Erlanson and Kleiner extend the approach from allocation to collective choice, studying a principal deciding between a new policy and the status quo when the relevant information is held by strategic agents, transfers are unavailable and claims can be verified at a cost. They characterize the optimal mechanism and show that it can be implemented as a cardinal voting rule in which agents cast either a baseline vote or a stronger vote that exposes them to verification.

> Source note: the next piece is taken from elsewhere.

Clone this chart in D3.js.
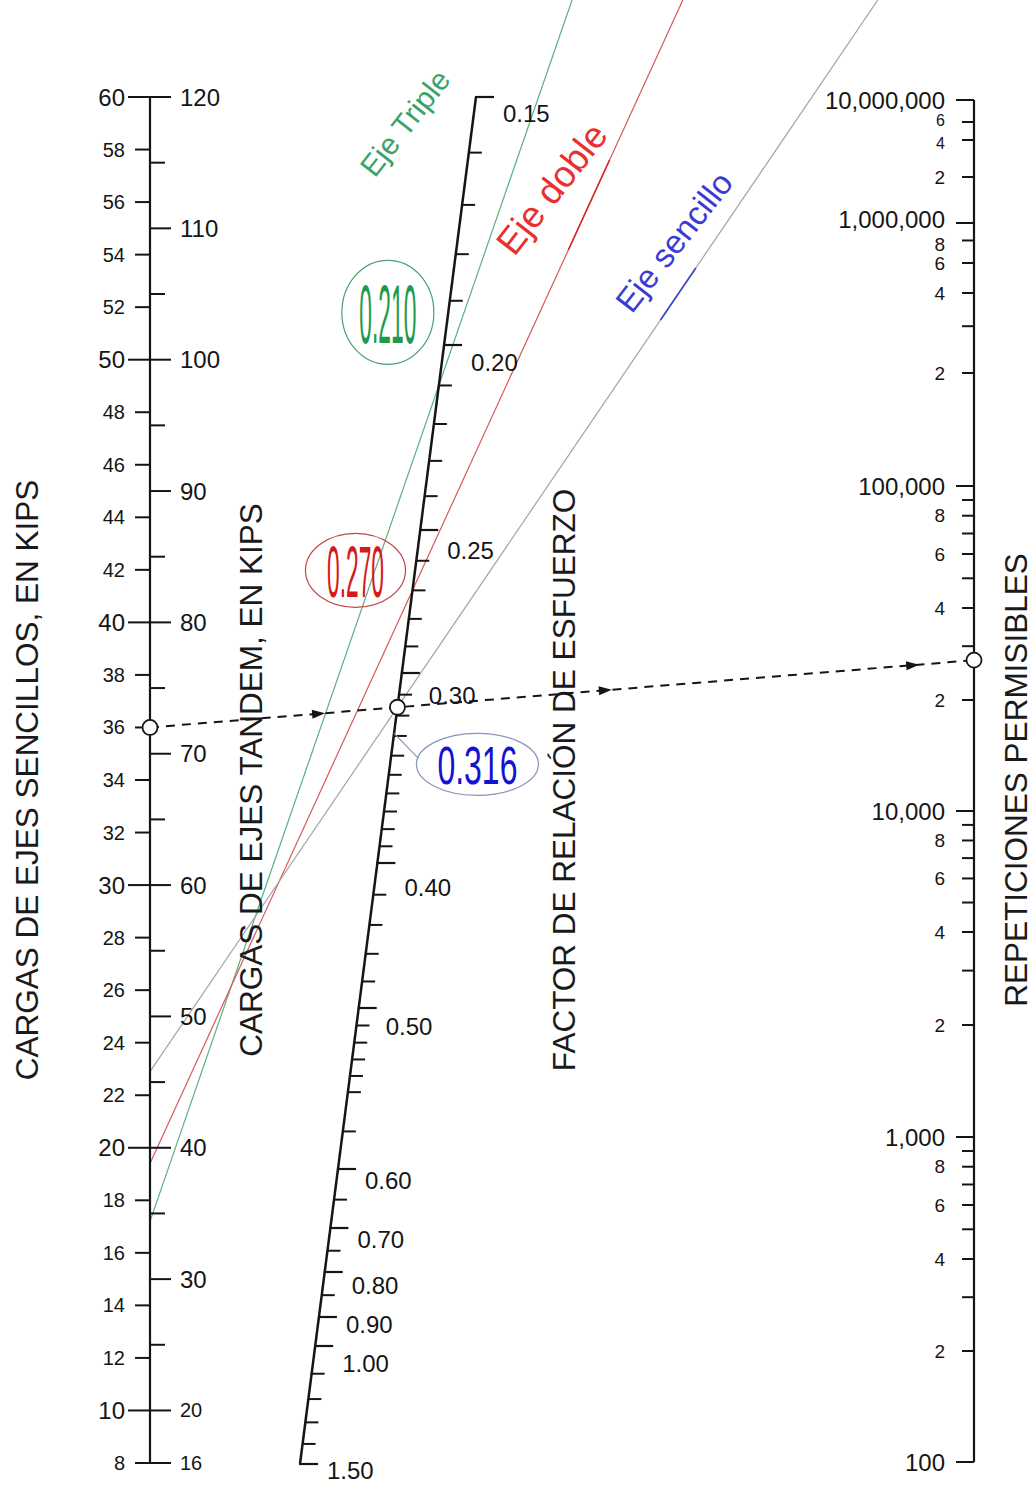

Chua, Hu and Liu generalize this line of work to the allocation of several identical objects among more agents than there are objects, characterizing optimal mechanisms with costly verification in the multi-unit setting.

== Dynamic auditing ==
When the same agent reports repeatedly, the principal can condition audits on the history of reports. Ravikumar and Zhang study a dynamic model in which a taxpayer begins with low income and may transit to high income, which can then be underreported. They show that the optimal auditing mechanism consists of cycles: a taxpayer reporting low income is initially not audited at all, but once the run of low-income reports exceeds a threshold duration, the audit probability becomes positive. Auditing is less frequent when the cost of auditing is higher or the variance of income is lower.

== Related concepts ==
Optimal auditing is closely related to the design of mechanisms that are immune to manipulation without any verification at all, such as strategy-proof mechanisms, and to models in which misreporting is directly costly to the agent rather than detected by inspection. It is also connected to the analysis of manipulation in the strategic bankruptcy problem, where auditing is one of several devices for deterring claimants from inflating their claims.